Required work: List each line of the data in which the string "React" appears.

Material provided:
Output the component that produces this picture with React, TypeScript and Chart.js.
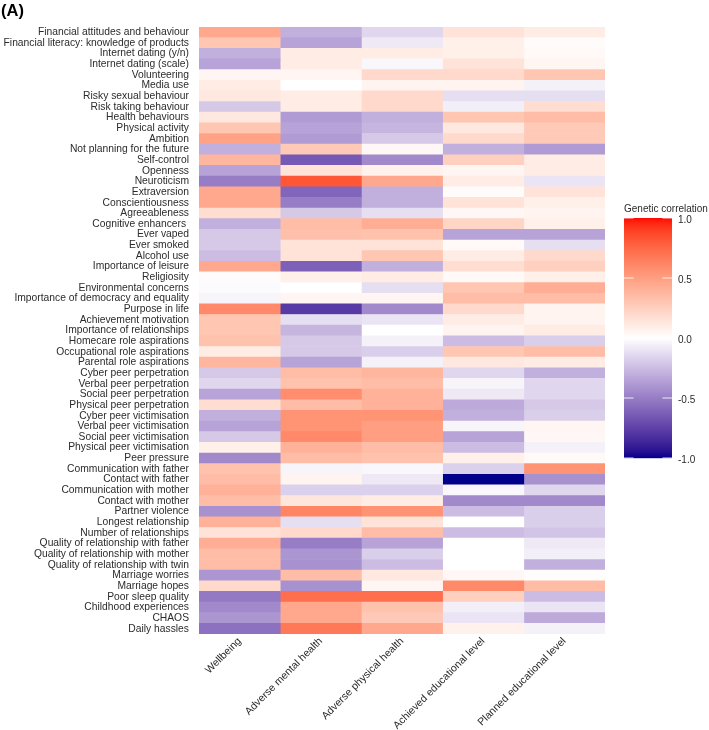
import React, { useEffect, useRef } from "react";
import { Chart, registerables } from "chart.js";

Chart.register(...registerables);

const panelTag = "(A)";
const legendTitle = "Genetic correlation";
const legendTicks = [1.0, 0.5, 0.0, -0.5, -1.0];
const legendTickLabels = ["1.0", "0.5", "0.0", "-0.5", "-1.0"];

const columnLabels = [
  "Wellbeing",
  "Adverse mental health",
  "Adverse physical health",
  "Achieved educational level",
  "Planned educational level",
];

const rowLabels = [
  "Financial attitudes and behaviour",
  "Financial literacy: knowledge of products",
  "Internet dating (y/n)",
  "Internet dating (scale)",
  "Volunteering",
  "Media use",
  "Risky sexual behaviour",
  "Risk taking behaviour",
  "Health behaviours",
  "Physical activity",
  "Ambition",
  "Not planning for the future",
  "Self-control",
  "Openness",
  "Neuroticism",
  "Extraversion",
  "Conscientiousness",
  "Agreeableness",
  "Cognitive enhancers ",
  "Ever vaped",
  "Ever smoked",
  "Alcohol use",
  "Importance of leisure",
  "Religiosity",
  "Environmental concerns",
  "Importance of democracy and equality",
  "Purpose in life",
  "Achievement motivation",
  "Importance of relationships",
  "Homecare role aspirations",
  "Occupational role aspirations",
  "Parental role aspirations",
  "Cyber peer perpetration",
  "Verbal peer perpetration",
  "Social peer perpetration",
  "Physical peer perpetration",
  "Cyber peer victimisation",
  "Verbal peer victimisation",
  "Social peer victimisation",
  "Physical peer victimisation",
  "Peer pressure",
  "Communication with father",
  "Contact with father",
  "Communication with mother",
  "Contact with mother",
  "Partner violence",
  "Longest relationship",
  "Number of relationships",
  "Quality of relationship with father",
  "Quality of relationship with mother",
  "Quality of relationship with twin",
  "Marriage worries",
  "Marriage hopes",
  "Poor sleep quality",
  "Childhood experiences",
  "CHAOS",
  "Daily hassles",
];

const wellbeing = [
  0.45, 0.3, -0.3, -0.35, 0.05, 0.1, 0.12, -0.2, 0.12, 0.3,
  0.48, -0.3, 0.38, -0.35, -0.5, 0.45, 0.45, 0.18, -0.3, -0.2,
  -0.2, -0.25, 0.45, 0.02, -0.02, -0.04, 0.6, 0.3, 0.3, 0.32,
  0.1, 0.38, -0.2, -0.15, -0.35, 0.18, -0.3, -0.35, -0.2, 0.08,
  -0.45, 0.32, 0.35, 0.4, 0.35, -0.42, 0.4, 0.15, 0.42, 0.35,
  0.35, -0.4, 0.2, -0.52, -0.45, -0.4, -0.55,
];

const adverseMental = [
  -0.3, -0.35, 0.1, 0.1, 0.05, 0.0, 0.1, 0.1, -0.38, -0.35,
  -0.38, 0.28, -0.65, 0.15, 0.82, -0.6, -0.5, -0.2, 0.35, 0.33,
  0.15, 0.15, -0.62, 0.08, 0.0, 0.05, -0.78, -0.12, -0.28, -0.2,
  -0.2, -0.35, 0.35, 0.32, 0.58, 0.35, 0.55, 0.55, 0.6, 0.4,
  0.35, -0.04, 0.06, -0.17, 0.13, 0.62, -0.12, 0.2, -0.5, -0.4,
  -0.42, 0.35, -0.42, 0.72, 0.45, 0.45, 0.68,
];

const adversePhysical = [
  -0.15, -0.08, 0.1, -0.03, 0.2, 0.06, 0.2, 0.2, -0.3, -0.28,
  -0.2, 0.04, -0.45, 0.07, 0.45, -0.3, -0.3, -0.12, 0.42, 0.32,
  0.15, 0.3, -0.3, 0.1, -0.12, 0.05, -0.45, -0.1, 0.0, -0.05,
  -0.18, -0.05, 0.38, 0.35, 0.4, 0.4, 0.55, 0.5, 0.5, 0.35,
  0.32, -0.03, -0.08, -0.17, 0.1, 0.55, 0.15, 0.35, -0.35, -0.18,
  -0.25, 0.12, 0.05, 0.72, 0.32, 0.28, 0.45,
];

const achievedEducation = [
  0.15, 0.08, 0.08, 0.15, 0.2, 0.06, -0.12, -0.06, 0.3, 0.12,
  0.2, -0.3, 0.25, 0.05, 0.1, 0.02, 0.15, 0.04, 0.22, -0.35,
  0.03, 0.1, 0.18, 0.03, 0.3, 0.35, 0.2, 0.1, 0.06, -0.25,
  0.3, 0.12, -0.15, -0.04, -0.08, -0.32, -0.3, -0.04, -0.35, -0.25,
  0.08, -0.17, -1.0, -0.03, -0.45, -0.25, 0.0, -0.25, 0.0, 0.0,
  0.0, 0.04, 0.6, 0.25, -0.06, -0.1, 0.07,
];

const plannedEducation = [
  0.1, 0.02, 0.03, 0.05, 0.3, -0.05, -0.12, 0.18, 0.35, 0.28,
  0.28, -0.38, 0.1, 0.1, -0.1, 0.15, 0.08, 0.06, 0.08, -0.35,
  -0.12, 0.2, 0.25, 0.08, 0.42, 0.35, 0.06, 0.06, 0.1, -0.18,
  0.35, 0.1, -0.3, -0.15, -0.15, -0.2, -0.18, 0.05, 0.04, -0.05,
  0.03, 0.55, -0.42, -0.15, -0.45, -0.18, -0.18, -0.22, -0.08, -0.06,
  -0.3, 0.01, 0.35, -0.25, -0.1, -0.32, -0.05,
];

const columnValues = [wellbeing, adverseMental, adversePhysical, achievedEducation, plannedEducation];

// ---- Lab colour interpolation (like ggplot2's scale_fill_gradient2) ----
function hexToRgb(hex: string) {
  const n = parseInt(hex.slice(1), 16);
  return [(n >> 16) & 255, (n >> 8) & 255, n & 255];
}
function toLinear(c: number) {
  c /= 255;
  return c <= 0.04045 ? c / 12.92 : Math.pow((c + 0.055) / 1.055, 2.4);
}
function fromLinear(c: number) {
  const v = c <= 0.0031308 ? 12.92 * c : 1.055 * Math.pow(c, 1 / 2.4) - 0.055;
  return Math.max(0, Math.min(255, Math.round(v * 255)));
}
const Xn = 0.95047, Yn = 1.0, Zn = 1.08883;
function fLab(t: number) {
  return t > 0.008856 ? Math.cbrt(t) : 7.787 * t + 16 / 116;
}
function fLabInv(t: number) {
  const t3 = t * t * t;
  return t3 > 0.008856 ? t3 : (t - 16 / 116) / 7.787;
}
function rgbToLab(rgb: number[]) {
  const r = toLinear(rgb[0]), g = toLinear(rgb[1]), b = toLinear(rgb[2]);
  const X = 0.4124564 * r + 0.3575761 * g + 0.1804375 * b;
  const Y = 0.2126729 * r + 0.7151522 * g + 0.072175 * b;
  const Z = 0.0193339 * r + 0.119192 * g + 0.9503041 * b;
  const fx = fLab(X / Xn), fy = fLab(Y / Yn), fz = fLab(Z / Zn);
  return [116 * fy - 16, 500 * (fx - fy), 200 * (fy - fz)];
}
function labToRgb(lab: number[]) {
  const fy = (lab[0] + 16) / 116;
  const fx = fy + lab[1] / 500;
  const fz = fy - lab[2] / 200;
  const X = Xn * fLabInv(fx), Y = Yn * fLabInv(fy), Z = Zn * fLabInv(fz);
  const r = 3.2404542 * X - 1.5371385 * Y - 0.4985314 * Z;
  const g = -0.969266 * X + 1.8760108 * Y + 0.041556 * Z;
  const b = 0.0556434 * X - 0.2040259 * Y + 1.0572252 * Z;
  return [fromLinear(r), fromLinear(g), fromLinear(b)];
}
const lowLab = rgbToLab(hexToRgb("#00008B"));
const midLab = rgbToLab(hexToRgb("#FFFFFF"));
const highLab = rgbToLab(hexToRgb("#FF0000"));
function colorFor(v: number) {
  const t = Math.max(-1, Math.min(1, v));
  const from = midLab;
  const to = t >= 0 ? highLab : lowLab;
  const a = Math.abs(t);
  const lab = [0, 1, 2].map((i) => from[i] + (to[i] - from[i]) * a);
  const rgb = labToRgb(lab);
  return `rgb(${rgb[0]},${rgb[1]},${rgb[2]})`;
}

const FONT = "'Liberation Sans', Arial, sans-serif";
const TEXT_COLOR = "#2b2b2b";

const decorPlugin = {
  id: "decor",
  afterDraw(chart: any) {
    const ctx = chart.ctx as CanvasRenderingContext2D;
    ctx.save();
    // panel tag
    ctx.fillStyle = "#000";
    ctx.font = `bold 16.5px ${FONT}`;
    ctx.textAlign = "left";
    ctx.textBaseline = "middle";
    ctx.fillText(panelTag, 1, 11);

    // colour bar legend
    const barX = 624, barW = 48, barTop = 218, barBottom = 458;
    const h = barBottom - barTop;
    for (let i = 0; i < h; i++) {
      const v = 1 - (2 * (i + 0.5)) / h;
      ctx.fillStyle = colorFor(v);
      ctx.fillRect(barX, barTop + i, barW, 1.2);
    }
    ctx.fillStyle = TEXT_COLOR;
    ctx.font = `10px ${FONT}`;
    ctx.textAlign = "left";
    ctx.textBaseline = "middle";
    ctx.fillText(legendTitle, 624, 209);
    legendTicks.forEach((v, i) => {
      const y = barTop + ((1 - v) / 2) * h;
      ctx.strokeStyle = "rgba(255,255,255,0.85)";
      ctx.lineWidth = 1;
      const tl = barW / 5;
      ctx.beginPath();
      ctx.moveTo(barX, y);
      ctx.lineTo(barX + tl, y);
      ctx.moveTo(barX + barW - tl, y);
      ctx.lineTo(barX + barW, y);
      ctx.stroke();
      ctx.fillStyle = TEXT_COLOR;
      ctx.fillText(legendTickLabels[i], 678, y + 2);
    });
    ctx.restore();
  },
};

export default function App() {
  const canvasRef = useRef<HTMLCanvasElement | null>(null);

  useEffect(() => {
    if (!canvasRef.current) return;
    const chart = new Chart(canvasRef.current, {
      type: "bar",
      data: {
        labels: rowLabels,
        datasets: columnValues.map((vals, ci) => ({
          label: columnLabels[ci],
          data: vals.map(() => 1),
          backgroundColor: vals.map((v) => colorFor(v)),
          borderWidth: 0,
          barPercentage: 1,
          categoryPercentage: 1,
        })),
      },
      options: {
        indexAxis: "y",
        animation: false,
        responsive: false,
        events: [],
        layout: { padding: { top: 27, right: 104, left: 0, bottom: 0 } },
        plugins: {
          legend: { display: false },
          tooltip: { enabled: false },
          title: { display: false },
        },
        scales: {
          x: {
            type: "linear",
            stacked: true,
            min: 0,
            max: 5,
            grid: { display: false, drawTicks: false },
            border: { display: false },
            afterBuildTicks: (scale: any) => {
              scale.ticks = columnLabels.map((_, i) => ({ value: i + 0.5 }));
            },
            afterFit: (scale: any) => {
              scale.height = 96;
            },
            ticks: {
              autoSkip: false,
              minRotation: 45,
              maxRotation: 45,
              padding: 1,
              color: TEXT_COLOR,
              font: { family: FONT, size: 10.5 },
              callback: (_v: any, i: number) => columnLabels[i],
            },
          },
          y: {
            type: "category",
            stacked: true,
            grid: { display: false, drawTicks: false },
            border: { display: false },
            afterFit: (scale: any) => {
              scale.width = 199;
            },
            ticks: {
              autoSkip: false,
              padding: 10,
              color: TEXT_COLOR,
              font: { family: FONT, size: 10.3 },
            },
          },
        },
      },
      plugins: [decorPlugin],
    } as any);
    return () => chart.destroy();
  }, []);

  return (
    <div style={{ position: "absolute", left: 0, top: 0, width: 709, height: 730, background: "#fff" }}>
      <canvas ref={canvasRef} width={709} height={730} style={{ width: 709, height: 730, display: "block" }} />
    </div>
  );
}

Answer for the task:
Output the component that produces this picture with React, TypeScript and Chart.js.
import React, { useEffect, useRef } from "react";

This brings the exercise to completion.